I'll probably get another one someday
I'm not a Kel-Tec hater. I have a P32, and I love it.
after a break in period or equivalent fluff and buff. That's my experience, anyway.
Where they fall short is in the durability department. My P 11 was (after a fluff and buff) reliable enough to be my carry gun. At about 1200-1500 rounds, however, small parts started breaking. First it was this, then it was that. When I would mention that to folks, Keltec fans would say, "Hey...these aren't high round count guns!" to which I would respond, "1200-1500 rounds is a high count??"
I didn't dislike the long stiff Keltec trigger like many shooters do - I felt it was a valid safety feature - but one needs to practice a lot with such a trigger to stay proficient. However, a lot of practice is going to get you to 1500 rounds pretty quickly. Then you need to buy another gun, if my experience is any indication.
If you don't shoot a lot, the Keltecs will last well enough, I suppose, but most people who don't shoot much want easier triggers. I'd stay away from Keltec.
The first day I took it to the range was just one of those rare magical sessions where me and the gun could do no wrong.
First off, I carried the P11 for 11 years before finding my grail EDC (Rohrbaugh), so I was used to a craptacular trigger. Thus, I was ok with the PF 9 trigger.
I started off easy with the gun at 7 yards and was pleased with a bit less than fist sized groups.
Then on to the plate rack. That little tiger just mowed them down. I kept moving back 5 yards at a time and the gun just would not choke. I think I quit pushing my luck at 25 0r 30 yards.
I had so much fun, I burned through somewhere between 200-250 rounds.
Could I repeat those results today? Probably not, but I know what the potential is; besides, I’m 15 years older now.
Even though I don’t carry it, my life does depend on it. It is a stash gun in my shop. Many times I work all through the night till dawn with the over head door wide open and the Keltec within easy reach.
Hardly good testimony in that case, to be fair.
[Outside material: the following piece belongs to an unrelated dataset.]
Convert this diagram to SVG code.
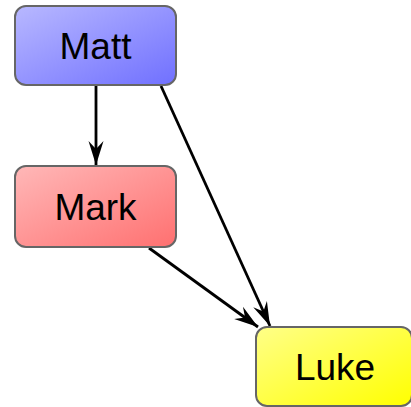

The shooter and the target were actively tussling with one another, the gun was fired only once, and it failed to go into battery after that (likely due to being in contact with the target.) Any crap gun that fired its first shot would have delivered similar results. Some would even argue that, in that specific incident, had a second shot been necessary, George would have fared better with a revolver.
Still, I favor the PF9, per post 12 above.
I recall one gun with which I felt the same way, a Bersa Thunder 380. I could not get that one to disappoint me. My PF9 was nearly as good, just more of a handful.
I appreciate that it's light and compact. It currently rides in the handlebar bag of my bicycle.